Aim of the task - Everything from the first line down to the line containing "minimum width=244pt] (bOpt)" is to be retyped exactly, both ends included, with pictures left out.

Material -
------------------------------------------------
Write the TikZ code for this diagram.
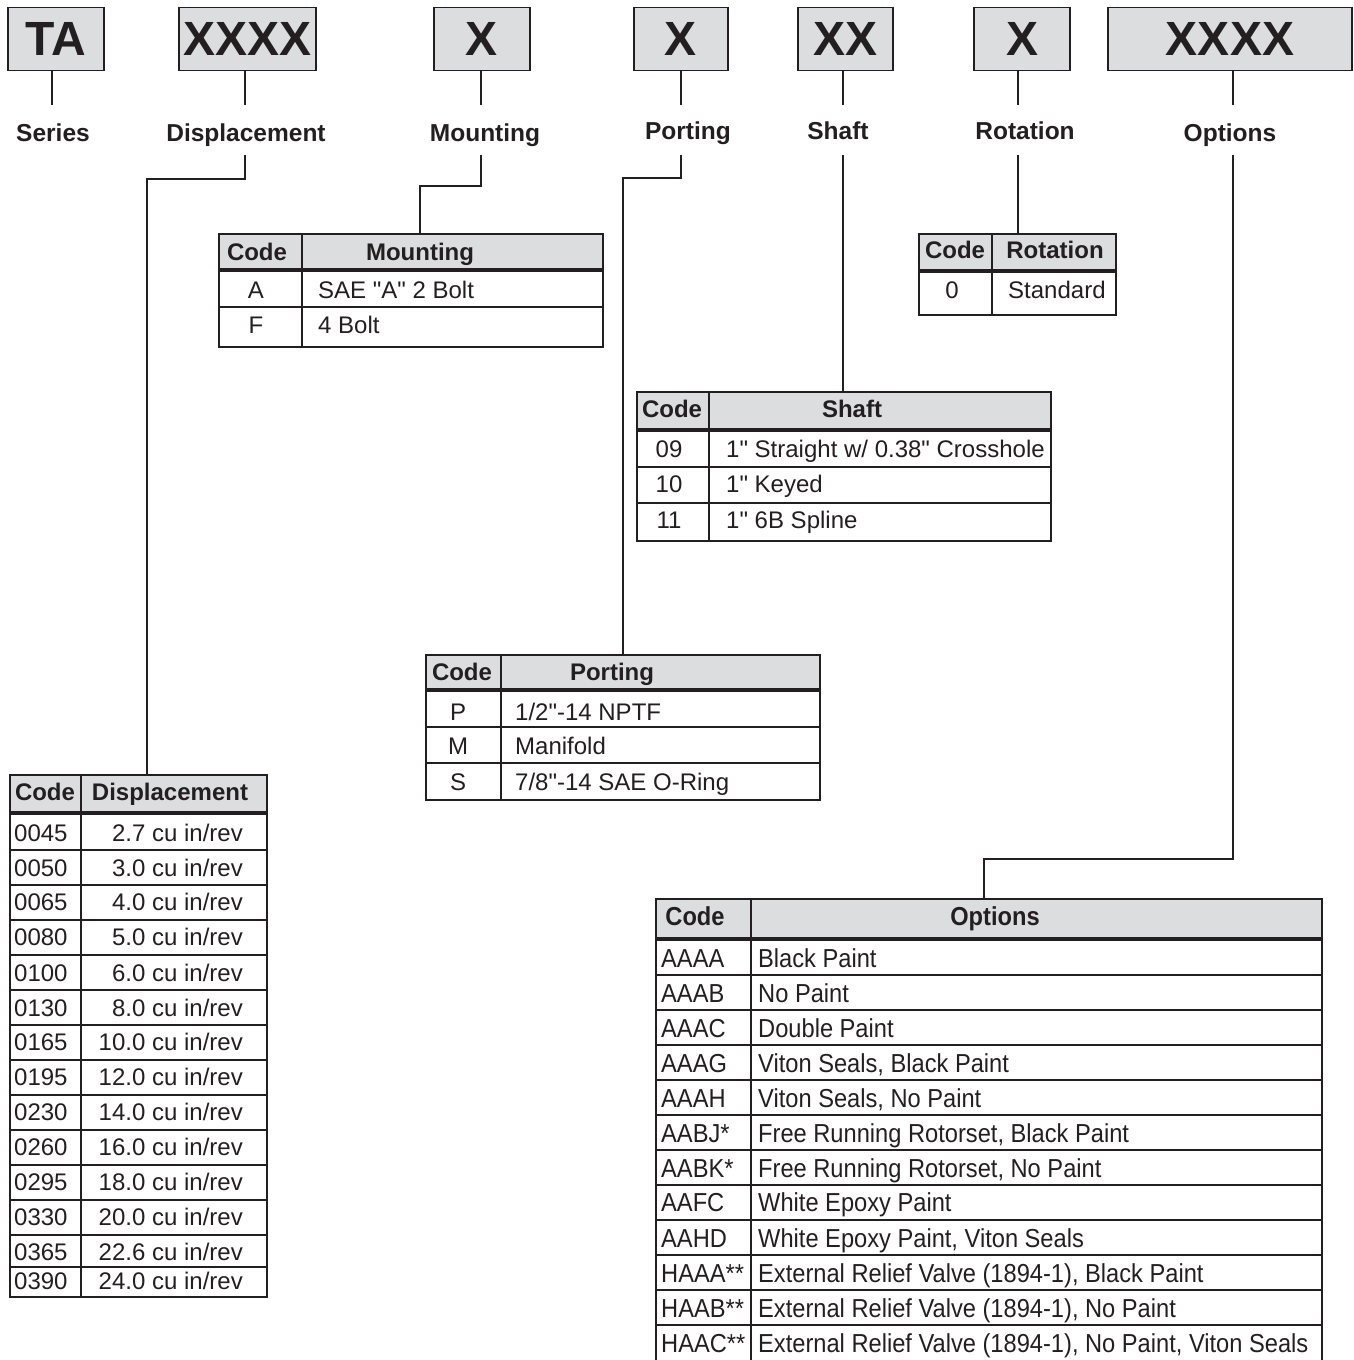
\documentclass[tikz,border=0pt]{standalone}
\usepackage{fontspec}
\setmainfont{Liberation Sans}[Ligatures=TeXOff]
\newfontfamily\narrowfont{Liberation Sans}[FakeStretch=0.91, Ligatures=TeXOff]
\definecolor{ink}{HTML}{231F20}
\definecolor{boxgray}{HTML}{DCDDDF}
\newcommand\fbig{\fontsize{48}{48}\selectfont}
\newcommand\flab{\fontsize{24.5}{24.5}\selectfont}
\newcommand\fcell{\fontsize{24}{24}\selectfont}
\newcommand\fnar{\narrowfont\fontsize{26}{26}\selectfont}
\begin{document}
\begin{tikzpicture}[x=1pt,y=-1pt,
  ln/.style={draw=ink, line width=2pt},
  heavy/.style={draw=ink, line width=4.5pt},
  topbox/.style={draw=ink, line width=1.6pt, fill=boxgray, minimum height=63pt, inner sep=0pt, font=\bfseries\fbig, text=ink},
  lbl/.style={anchor=base, inner sep=0pt, font=\bfseries\flab, text=ink},
  tframe/.style={draw=ink, line width=2.5pt, inner sep=0pt},
  hdr/.style={anchor=base, inner sep=0pt, font=\bfseries\fcell, text=ink},
  cellw/.style={anchor=base west, inner sep=0pt, font=\fcell, text=ink},
  cellc/.style={anchor=base, inner sep=0pt, font=\fcell, text=ink},
  celle/.style={anchor=base east, inner sep=0pt, font=\fcell, text=ink},
  nhdr/.style={anchor=base, inner sep=0pt, font=\bfseries\fnar, text=ink},
  ncell/.style={anchor=base west, inner sep=0pt, font=\fnar, text=ink}
]
\useasboundingbox (0,0) rectangle (1353,1360);
\fill[white] (0,0) rectangle (1353,1360);

% ---------- top code boxes ----------
\node[topbox, minimum width=96pt]  (bTA)    at (56,39)    {TA};
\node[topbox, minimum width=137pt] (bDisp)  at (247.5,39) {XXXX};
\node[topbox, minimum width=96pt]  (bMount) at (482,39)   {X};
\node[topbox, minimum width=94pt]  (bPort)  at (681,39)   {X};
\node[topbox, minimum width=95pt]  (bShaft) at (845.5,39) {XX};
\node[topbox, minimum width=96pt]  (bRot)   at (1022,39)  {X};
\node[topbox, minimum width=244pt] (bOpt)   at (1230,39)  {XXXX};

% stubs
\foreach \n/\x in {TA/52, Disp/245, Mount/481, Port/681, Shaft/843, Rot/1018, Opt/1233}{
  \coordinate (s\n) at (\x,70.5);
  \draw[ln] (s\n) -- ++(0,34.5);
}

% labels
\node[lbl] (lSeries) at (53,141)   {Series};
\node[lbl] (lDisp)   at (246,141)  {Displacement};
\node[lbl] (lMount)  at (485,141)  {Mounting};
\node[lbl] (lPort)   at (688,139)  {Porting};
\node[lbl] (lShaft)  at (838,139)  {Shaft};
\node[lbl] (lRot)    at (1025,139) {Rotation};
\node[lbl] (lOpt)    at (1230,141) {Options};

% ---------- connectors ----------
\coordinate (cDisp)  at (245,155);  \coordinate (tDisp)  at (147,775);
\coordinate (cMount) at (481,155);  \coordinate (tMount) at (420,234);
\coordinate (cPort)  at (681,155);  \coordinate (tPort)  at (623,655);
\coordinate (cShaft) at (843,155);  \coordinate (tShaft) at (843,392);
\coordinate (cRot)   at (1018,155); \coordinate (tRot)   at (1018,234);
\coordinate (cOpt)   at (1233,155); \coordinate (tOpt)   at (984,899);
\draw[ln] (cDisp)  -- ++(0,24)  -| (tDisp);
\draw[ln] (cMount) -- ++(0,31)  -| (tMount);
\draw[ln] (cPort)  -- ++(0,23)  -| (tPort);
\draw[ln] (cShaft) -- (tShaft);
\draw[ln] (cRot)   -- (tRot);
\draw[ln] (cOpt)   -- ++(0,704) -| (tOpt);

% ---------- Mounting table ----------
\fill[boxgray] (219,234) rectangle (603,270);
\draw[ln] (219,307) -- (603,307);
\draw[ln] (302,234) -- (302,347);
\draw[heavy] (219,270) -- (603,270);
\node[tframe, minimum width=384pt, minimum height=113pt] (TMount) at (411,290.5) {};
\node[hdr] (hm1) at (257,260) {Code};
\node[hdr] (hm2) at (420,260) {Mounting};
\node[cellc] (m1c) at (256,298) {A};
\node[cellw] (m1d) at (318,298) {SAE "A" 2 Bolt};
\node[cellc] (m2c) at (256,333) {F};
\node[cellw] (m2d) at (318,333) {4 Bolt};

% ---------- Rotation table ----------
\fill[boxgray] (919,234) rectangle (1116,271);
\draw[ln] (992,234) -- (992,315);
\draw[heavy] (919,271) -- (1116,271);
\node[tframe, minimum width=197pt, minimum height=81pt] (TRot) at (1017.5,274.5) {};
\node[hdr] (hr1) at (955,258) {Code};
\node[hdr] (hr2) at (1055,258) {Rotation};
\node[cellc] (r1c) at (952,298) {0};
\node[cellw] (r1d) at (1008,298) {Standard};

% ---------- Shaft table ----------
\fill[boxgray] (637,392) rectangle (1051,430);
\draw[ln] (637,467) -- (1051,467);
\draw[ln] (637,503) -- (1051,503);
\draw[ln] (709,392) -- (709,541);
\draw[heavy] (637,430) -- (1051,430);
\node[tframe, minimum width=414pt, minimum height=149pt] (TShaft) at (844,466.5) {};
\node[hdr] (hs1) at (672,417) {Code};
\node[hdr] (hs2) at (852,417) {Shaft};
\node[cellc] (s1c) at (669,457) {09};
\node[cellw] (s1d) at (726,457) {1" Straight w/ 0.38" Crosshole};
\node[cellc] (s2c) at (669,492) {10};
\node[cellw] (s2d) at (726,492) {1" Keyed};
\node[cellc] (s3c) at (669,528) {11};
\node[cellw] (s3d) at (726,528) {1" 6B Spline};

% ---------- Porting table ----------
\fill[boxgray] (426,655) rectangle (820,690);
\draw[ln] (426,727) -- (820,727);
\draw[ln] (426,763) -- (820,763);
\draw[ln] (501,655) -- (501,800);
\draw[heavy] (426,690) -- (820,690);
\node[tframe, minimum width=394pt, minimum height=145pt] (TPort) at (623,727.5) {};
\node[hdr] (hp1) at (462,680) {Code};
\node[hdr] (hp2) at (612,680) {Porting};
\node[cellc] (p1c) at (458,720) {P};
\node[cellw] (p1d) at (515,720) {1/2"-14 NPTF};
\node[cellc] (p2c) at (458,754) {M};
\node[cellw] (p2d) at (515,754) {Manifold};
\node[cellc] (p3c) at (458,790) {S};
\node[cellw] (p3d) at (515,790) {7/8"-14 SAE O-Ring};

% ---------- Displacement table ----------
\fill[boxgray] (10,775) rectangle (267,813);
\foreach \y in {850,885,920,955,990,1025,1060,1095,1130,1165,1200,1235,1267}
  \draw[ln] (10,\y) -- (267,\y);
\draw[ln] (81,775) -- (81,1297);
\draw[heavy] (10,813) -- (267,813);
\node[tframe, minimum width=257pt, minimum height=522pt] (TDisp) at (138.5,1036) {};
\node[hdr] (hd1) at (45,800) {Code};
\node[hdr] (hd2) at (170,800) {Displacement};
\foreach \c/\v/\y in {0045/2.7/833, 0050/3.0/868, 0065/4.0/902, 0080/5.0/937,
  0100/6.0/973, 0130/8.0/1008, 0165/10.0/1042, 0195/12.0/1077, 0230/14.0/1112,
  0260/16.0/1147, 0295/18.0/1182, 0330/20.0/1217, 0365/22.6/1252, 0390/24.0/1281}{
  \node[cellw] (dc\c) at (14,\y+8.5) {\c};
  \node[celle] (dv\c) at (243,\y+8.5) {\v\ cu in/rev};
}

% ---------- Options table ----------
\fill[boxgray] (656,899) rectangle (1322,939);
\foreach \y in {975,1010,1045,1080,1115,1150,1185,1220,1255,1290,1325}
  \draw[ln] (656,\y) -- (1322,\y);
\draw[ln] (751,899) -- (751,1362);
\draw[heavy] (656,939) -- (1322,939);
\draw[tframe] (656,1366) -- (656,899) -- (1322,899) -- (1322,1366);
\node[nhdr] (ho1) at (695,925) {Code};
\node[nhdr] (ho2) at (995,925) {Options};
\foreach \i/\c/\d/\y in {1/AAAA/Black Paint/958, 2/AAAB/No Paint/993,
  3/AAAC/Double Paint/1028, 4/AAAG/{Viton Seals, Black Paint}/1063,
  5/AAAH/{Viton Seals, No Paint}/1098, 6/AABJ*/{Free Running Rotorset, Black Paint}/1133,
  7/AABK*/{Free Running Rotorset, No Paint}/1168, 8/AAFC/White Epoxy Paint/1202,
  9/AAHD/{White Epoxy Paint, Viton Seals}/1238,
  10/HAAA**/{External Relief Valve (1894-1), Black Paint}/1273,
  11/HAAB**/{External Relief Valve (1894-1), No Paint}/1308,
  12/HAAC**/{External Relief Valve (1894-1), No Paint, Viton Seals}/1343}{
  \node[ncell] (oc\i) at (661,\y+9) {\c};
  \node[ncell] (od\i) at (758,\y+9) {\d};
}
\end{tikzpicture}
\end{document}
------------------------------------------------
Reply to the exercise -
Write the TikZ code for this diagram.
\documentclass[tikz,border=0pt]{standalone}
\usepackage{fontspec}
\setmainfont{Liberation Sans}[Ligatures=TeXOff]
\newfontfamily\narrowfont{Liberation Sans}[FakeStretch=0.91, Ligatures=TeXOff]
\definecolor{ink}{HTML}{231F20}
\definecolor{boxgray}{HTML}{DCDDDF}
\newcommand\fbig{\fontsize{48}{48}\selectfont}
\newcommand\flab{\fontsize{24.5}{24.5}\selectfont}
\newcommand\fcell{\fontsize{24}{24}\selectfont}
\newcommand\fnar{\narrowfont\fontsize{26}{26}\selectfont}
\begin{document}
\begin{tikzpicture}[x=1pt,y=-1pt,
  ln/.style={draw=ink, line width=2pt},
  heavy/.style={draw=ink, line width=4.5pt},
  topbox/.style={draw=ink, line width=1.6pt, fill=boxgray, minimum height=63pt, inner sep=0pt, font=\bfseries\fbig, text=ink},
  lbl/.style={anchor=base, inner sep=0pt, font=\bfseries\flab, text=ink},
  tframe/.style={draw=ink, line width=2.5pt, inner sep=0pt},
  hdr/.style={anchor=base, inner sep=0pt, font=\bfseries\fcell, text=ink},
  cellw/.style={anchor=base west, inner sep=0pt, font=\fcell, text=ink},
  cellc/.style={anchor=base, inner sep=0pt, font=\fcell, text=ink},
  celle/.style={anchor=base east, inner sep=0pt, font=\fcell, text=ink},
  nhdr/.style={anchor=base, inner sep=0pt, font=\bfseries\fnar, text=ink},
  ncell/.style={anchor=base west, inner sep=0pt, font=\fnar, text=ink}
]
\useasboundingbox (0,0) rectangle (1353,1360);
\fill[white] (0,0) rectangle (1353,1360);

% ---------- top code boxes ----------
\node[topbox, minimum width=96pt]  (bTA)    at (56,39)    {TA};
\node[topbox, minimum width=137pt] (bDisp)  at (247.5,39) {XXXX};
\node[topbox, minimum width=96pt]  (bMount) at (482,39)   {X};
\node[topbox, minimum width=94pt]  (bPort)  at (681,39)   {X};
\node[topbox, minimum width=95pt]  (bShaft) at (845.5,39) {XX};
\node[topbox, minimum width=96pt]  (bRot)   at (1022,39)  {X};
\node[topbox, minimum width=244pt] (bOpt)   at (1230,39)  {XXXX};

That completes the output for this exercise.